Mexico: Wildlife Destinations
Sea of Cortez
Sea of Cortez star species: Blue whale • Fin whale • Humpback whale • Common dolphin • Mobula ray • Whale shark
Join an expedition cruise to the Sea of Cortez (also known as the Gulf of California) and you will be entering seas that support one of the world’s greatest concentrations of cetaceans. They’re attracted here by plankton blooms sustained by nutrient-rich upwellings from a submarine maze of canyons and sea mounts. It’s all eyes on deck as you scan the deep azure waters for the 12m-tall spout of surfacing blue whales and the blows, breaches and flukes of fin, humpback, minke, sperm and Bryde’s whales. Common dolphins can often be seen in superpods 1,000 or more strong, while more elusive cetaceans include dwarf sperm whale, pygmy killer whale and orca. As well as whale watching, you may encounter huge 'swarms' of mobula rays (with individuals leaping out of the water) or stop at remote islands to visit fur seal and sea lion colonies. There will be opportunities for sea kayaking, snorkelling and birdwatching (desert specials include the gila woodpecker, crested caracara and Xantu’s hummingbird). For divers, meanwhile, there’s the chance of unforgettable encounters with manta rays, turtles, hammerhead and whale sharks.

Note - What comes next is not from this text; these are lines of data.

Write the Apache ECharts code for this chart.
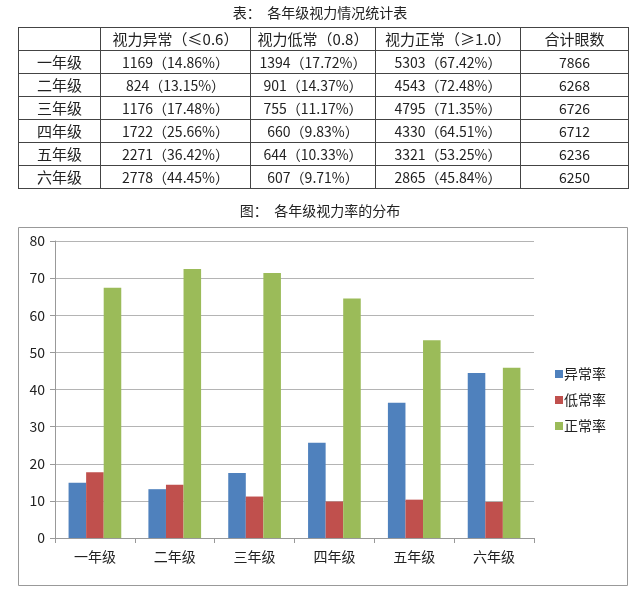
<!DOCTYPE html>
<html><head><meta charset="utf-8">
<script src="https://cdn.jsdelivr.net/npm/echarts@6/dist/echarts.min.js"></script>
<style>
html,body{margin:0;padding:0;background:#fff;}
#wrap{position:relative;width:640px;height:596px;overflow:hidden;font-family:"Noto Sans CJK SC",sans-serif;}
#chart{position:absolute;left:0;top:0;width:640px;height:596px;}
#ttl{position:absolute;left:0;top:2px;width:640px;text-align:center;font-size:14px;color:#222;}
table{position:absolute;left:18px;top:27px;border-collapse:collapse;table-layout:fixed;width:610px;font-size:14px;color:#222;}
td{border:1px solid #444;text-align:center;padding:0;height:22px;line-height:22px;white-space:nowrap;overflow:hidden;}
</style></head>
<body><div id="wrap"><div id="chart"></div><div id="ttl">表：&nbsp;&nbsp;各年级视力情况统计表</div><table id="tb"></table></div>
<script>
const grades = ['一年级','二年级','三年级','四年级','五年级','六年级'];
const tableHeaders = ['', '视力异常（≤0.6）', '视力低常（0.8）', '视力正常（≥1.0）', '合计眼数'];
const abnormalCount = [1169, 824, 1176, 1722, 2271, 2778];
const lowCount = [1394, 901, 755, 660, 644, 607];
const normalCount = [5303, 4543, 4795, 4330, 3321, 2865];
const totalCount = [7866, 6268, 6726, 6712, 6236, 6250];
const abnormalRate = [14.86, 13.15, 17.48, 25.66, 36.42, 44.45];
const lowRate = [17.72, 14.37, 11.17, 9.83, 10.33, 9.71];
const normalRate = [67.42, 72.48, 71.35, 64.51, 53.25, 45.84];
const seriesNames = ['异常率','低常率','正常率'];
const yTicks = [0,10,20,30,40,50,60,70,80];

// table
const colW = [82, 150, 125, 145, 108];
const tb = document.getElementById('tb');
let html = '<colgroup>' + colW.map(w=>`<col style="width:${w}px">`).join('') + '</colgroup>';
html += '<tr>' + tableHeaders.map(h=>`<td style="font-size:15px">${h}</td>`).join('') + '</tr>';
grades.forEach((g,i)=>{
  html += `<tr><td style="font-size:15px">${g}</td><td>${abnormalCount[i]}（${abnormalRate[i].toFixed(2)}%）</td><td>${lowCount[i]}（${lowRate[i].toFixed(2)}%）</td><td>${normalCount[i]}（${normalRate[i].toFixed(2)}%）</td><td>${totalCount[i]}</td></tr>`;
});
tb.innerHTML = html;

const chart = echarts.init(document.getElementById('chart'));
const font = '"Noto Sans CJK SC", sans-serif';
chart.setOption({
  animation:false,
  textStyle:{fontFamily:font},
  title:{text:'图：  各年级视力率的分布',left:'center',top:199,textStyle:{fontSize:14,fontWeight:'normal',color:'#222',fontFamily:font}},
  graphic:[{type:'rect',shape:{x:18.5,y:227.5,width:609,height:358},style:{fill:'none',stroke:'#999',lineWidth:1},z:-1}],
  grid:{left:55,right:106,top:241,bottom:58},
  legend:{orient:'vertical',left:550,top:362,itemWidth:8,itemHeight:8,itemGap:12,icon:'rect',
    textStyle:{fontSize:14,color:'#222',padding:[0,0,0,-4]},data:seriesNames},
  xAxis:{type:'category',data:grades,
    axisLine:{lineStyle:{color:'#999'}},
    axisTick:{show:true,length:5,lineStyle:{color:'#999'}},
    axisLabel:{fontSize:14,color:'#222',margin:12}},
  yAxis:{type:'value',min:0,max:80,interval:10,
    axisLine:{show:true,lineStyle:{color:'#999'}},
    axisTick:{show:true,inside:false,length:5,lineStyle:{color:'#999'}},
    axisLabel:{fontSize:14,color:'#222',margin:10,formatter:v=>yTicks.includes(v)?String(v):''},
    splitLine:{lineStyle:{color:'#b4b4b4'}}},
  series:[
    {name:seriesNames[0],type:'bar',data:abnormalRate,itemStyle:{color:'#4F81BD'},barGap:'0%',barCategoryGap:'34%'},
    {name:seriesNames[1],type:'bar',data:lowRate,itemStyle:{color:'#C0504D'},barGap:'0%',barCategoryGap:'34%'},
    {name:seriesNames[2],type:'bar',data:normalRate,itemStyle:{color:'#9BBB59'},barGap:'0%',barCategoryGap:'34%'}
  ]
});
</script></body></html>
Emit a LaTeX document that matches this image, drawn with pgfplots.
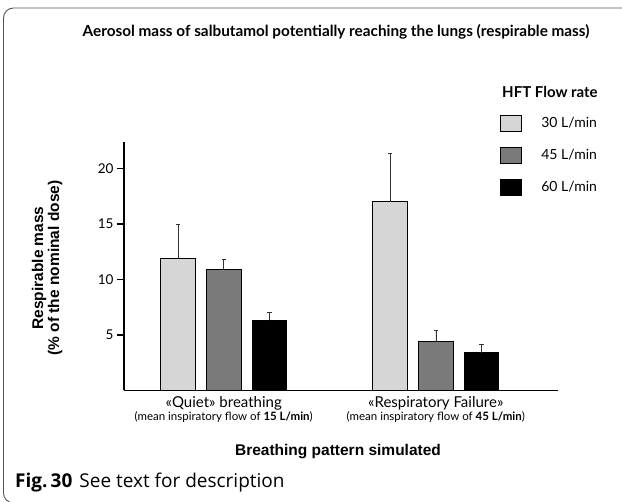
\documentclass[border=0pt]{standalone}
\usepackage{pgfplots}
\pgfplotsset{compat=1.18}
\usepackage{fontspec}
\setmainfont{Lato}
\newfontfamily\arialfont{Liberation Sans}
\newfontfamily\capfont{Open Sans}
\definecolor{lightbar}{HTML}{D6D6D6}
\definecolor{midbar}{HTML}{7A7A7A}
\definecolor{framecol}{HTML}{555555}
\begin{document}
\begin{tikzpicture}
\path[use as bounding box] (0pt,0pt) rectangle (622pt,502pt);
\draw[framecol, line width=0.9pt, rounded corners=10pt] (3.5pt,-1pt) rectangle (640pt,494pt);
\begin{axis}[
  at={(124pt,111.7pt)}, anchor=south west,
  scale only axis, width=434pt, height=248.3pt,
  xmin=0, xmax=434, ymin=0, ymax=22.4,
  axis x line=bottom, axis y line=left,
  axis line style={-, line width=1.3pt},
  xtick=\empty,
  ytick={5,10,15,20},
  tick align=outside, major tick length=7pt,
  ytick style={line width=1.3pt, black},
  yticklabel style={font=\fontsize{13.5}{13.5}\selectfont, /pgf/number format/assume math mode=true},
  clip=false,
  ybar, bar width=34.7,
  legend image code/.code={\draw[#1] (0pt,-8pt) rectangle (21pt,8pt);},
  legend style={at={(axis cs:376,24.87)}, anchor=north west, draw=none, fill=none,
    inner sep=0pt, row sep=15pt,
    font=\fontsize{14}{14}\selectfont,
    nodes={inner sep=0pt},
    /tikz/every odd column/.append style={column sep=19pt}},
  legend cell align=left,
  error bars/y dir=plus, error bars/y explicit,
  error bars/error mark options={rotate=90, black!80, mark size=2.2pt, line width=0.7pt},
  error bars/error bar style={black!80, line width=0.6pt},
]
\addplot[fill=lightbar, draw=black, line width=1.1pt, bar shift=0pt]
  coordinates {(54,11.9) +- (0,3.1) (266,17.0) +- (0,4.4)};
\addlegendentry{30 L/min}
\addplot[fill=midbar, draw=black, line width=1.1pt, bar shift=0pt]
  coordinates {(99.7,10.9) +- (0,0.9) (311.8,4.4) +- (0,1.05)};
\addlegendentry{45 L/min}
\addplot[fill=black, draw=black, line width=1.1pt, bar shift=0pt]
  coordinates {(145.4,6.3) +- (0,0.75) (357.5,3.4) +- (0,0.7)};
\addlegendentry{60 L/min}
\node[font=\fontsize{15}{15}\selectfont, anchor=center] at (axis cs:99.7,-1.15) {«Quiet» breathing};
\node[font=\fontsize{11.5}{11.5}\selectfont, anchor=center] at (axis cs:99.7,-2.4) {(mean inspiratory flow of \textbf{15 L/min})};
\node[font=\fontsize{15}{15}\selectfont, anchor=center] at (axis cs:311.8,-1.15) {«Respiratory Failure»};
\node[font=\fontsize{11.5}{11.5}\selectfont, anchor=center] at (axis cs:311.8,-2.4) {(mean inspiratory flow of \textbf{45 L/min})};
\end{axis}
\node[font=\fontsize{15.3}{15.3}\selectfont\bfseries] at (336pt,470pt) {Aerosol mass of salbutamol potentially reaching the lungs (respirable mass)};
\node[font=\fontsize{15}{15}\selectfont\bfseries, anchor=west, inner sep=0pt] at (502pt,410pt) {HFT Flow rate};
\node[font=\fontsize{15.5}{16}\selectfont\arialfont\bfseries, rotate=90, align=center] at (47pt,234pt) {Respirable mass\\(\% of the nominal dose)};
\node[font=\fontsize{15.5}{15.5}\selectfont\arialfont\bfseries] at (338pt,50pt) {Breathing pattern simulated};
\node[font=\fontsize{19}{19}\selectfont\capfont, anchor=west, inner sep=0pt] at (15pt,19pt) {\textbf{Fig.\,30}\hspace{7pt}See text for description};
\end{tikzpicture}
\end{document}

Several operators offer wildlife voyages in the Sea of Cortez, including Naturetrek and WildOceans. Diving live-aboards include the Solmar V.Sea kayaking holidays in Loreto Bay and Isla del Carmen are run by Sea Kayak Adventures and Ecosummer.
Monarch Butterfly Sanctuaries
The 3,000m mountains of Michoacán province in central Mexico provide a winter refuge for hundreds of millions of monarch butterflies between October and February. Coating the branches of oyamel fir trees in shimmering cloaks of orange, black and white wings, the insects cluster together in a state of torpor. Come early spring, however, and the monarchs start to twitch and flutter as lengthening days and warmer temperatures cue their 3,000km migration north to the United States and Eastern Canada where females lay their eggs on milkweed plants. In late summer/early autumn, the insects return to Mexico again, completing the only annual, two-way migration in the butterfly world. Accessible from the town of Angangueo, El Rosario and Sierra Chincua monarch butterfly sanctuaries are two of the best places to witness the overwintering masses.